WRITTEN TASK: Reproduce the listing below exactly, minus its pictures.

─── SOURCE DATA

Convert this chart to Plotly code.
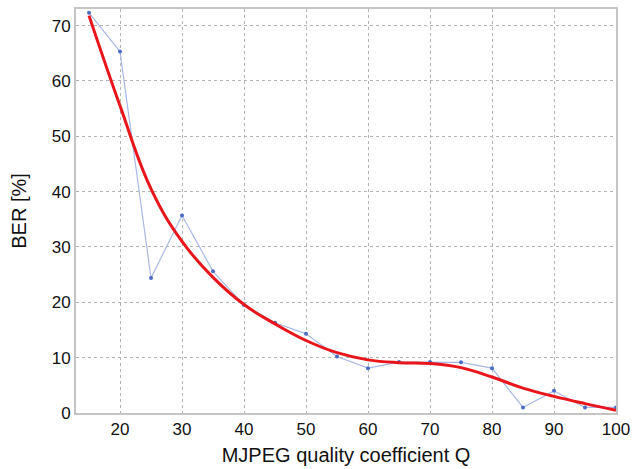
import plotly.graph_objects as go

q = [15, 20, 25, 30, 35, 40, 45, 50, 55, 60, 65, 70, 75, 80, 85, 90, 95, 100]
ber = [72.3, 65.3, 24.4, 35.7, 25.6, 19.5, 16.3, 14.3, 10.2, 8.1, 9.2, 9.2, 9.15, 8.1, 1.0, 4.0, 1.0, 1.0]
ber_fit = [71.8, 55.5, 40.5, 31.0, 24.5, 19.6, 16.1, 13.1, 10.9, 9.6, 9.1, 8.95, 8.2, 6.5, 4.5, 3.0, 1.7, 0.5]

x_ticks = [20, 30, 40, 50, 60, 70, 80, 90, 100]
y_ticks = [0, 10, 20, 30, 40, 50, 60, 70]

fig = go.Figure()
fig.add_trace(go.Scatter(
    x=q, y=ber, mode="lines+markers",
    line=dict(color="#a9b8e6", width=1.2),
    marker=dict(color="#4a6cc4", size=4),
    showlegend=False,
))
fig.add_trace(go.Scatter(
    x=q, y=ber_fit, mode="lines",
    line=dict(color="#e8151b", width=3, shape="spline", smoothing=1.2),
    showlegend=False,
))

font = dict(family="Liberation Sans, Arial, sans-serif", size=17, color="#111111")
fig.update_layout(
    width=633, height=469,
    margin=dict(l=76, r=17, t=9, b=56),
    paper_bgcolor="white", plot_bgcolor="white",
    font=font,
)
fig.update_xaxes(
    range=[12.9, 100], tickvals=x_ticks, ticks="", automargin=False,
    showgrid=True, gridcolor="#b4b4b4", griddash="dot", gridwidth=1,
    showline=True, linecolor="#c4c4c4", linewidth=2, mirror=True,
    zeroline=False,
    title=dict(text="MJPEG quality coefficient Q", standoff=10),
)
fig.update_yaxes(
    range=[0, 73], tickvals=y_ticks, ticks="", automargin=False,
    showgrid=True, gridcolor="#b4b4b4", griddash="dot", gridwidth=1,
    showline=True, linecolor="#c4c4c4", linewidth=2, mirror=True,
    zeroline=False,
    title=dict(text="BER [%]", standoff=20),
)
fig.write_html("out.html")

──────

EXERCISE SOLUTION:
Convert this chart to Plotly code.
import plotly.graph_objects as go

q = [15, 20, 25, 30, 35, 40, 45, 50, 55, 60, 65, 70, 75, 80, 85, 90, 95, 100]
ber = [72.3, 65.3, 24.4, 35.7, 25.6, 19.5, 16.3, 14.3, 10.2, 8.1, 9.2, 9.2, 9.15, 8.1, 1.0, 4.0, 1.0, 1.0]
ber_fit = [71.8, 55.5, 40.5, 31.0, 24.5, 19.6, 16.1, 13.1, 10.9, 9.6, 9.1, 8.95, 8.2, 6.5, 4.5, 3.0, 1.7, 0.5]

x_ticks = [20, 30, 40, 50, 60, 70, 80, 90, 100]
y_ticks = [0, 10, 20, 30, 40, 50, 60, 70]

fig = go.Figure()
fig.add_trace(go.Scatter(
    x=q, y=ber, mode="lines+markers",
    line=dict(color="#a9b8e6", width=1.2),
    marker=dict(color="#4a6cc4", size=4),
    showlegend=False,
))
fig.add_trace(go.Scatter(
    x=q, y=ber_fit, mode="lines",
    line=dict(color="#e8151b", width=3, shape="spline", smoothing=1.2),
    showlegend=False,
))

font = dict(family="Liberation Sans, Arial, sans-serif", size=17, color="#111111")
fig.update_layout(
    width=633, height=469,
    margin=dict(l=76, r=17, t=9, b=56),
    paper_bgcolor="white", plot_bgcolor="white",
    font=font,
)
fig.update_xaxes(
    range=[12.9, 100], tickvals=x_ticks, ticks="", automargin=False,
    showgrid=True, gridcolor="#b4b4b4", griddash="dot", gridwidth=1,
    showline=True, linecolor="#c4c4c4", linewidth=2, mirror=True,
    zeroline=False,
    title=dict(text="MJPEG quality coefficient Q", standoff=10),
)
fig.update_yaxes(
    range=[0, 73], tickvals=y_ticks, ticks="", automargin=False,
    showgrid=True, gridcolor="#b4b4b4", griddash="dot", gridwidth=1,
    showline=True, linecolor="#c4c4c4", linewidth=2, mirror=True,
    zeroline=False,
    title=dict(text="BER [%]", standoff=20),
)
fig.write_html("out.html")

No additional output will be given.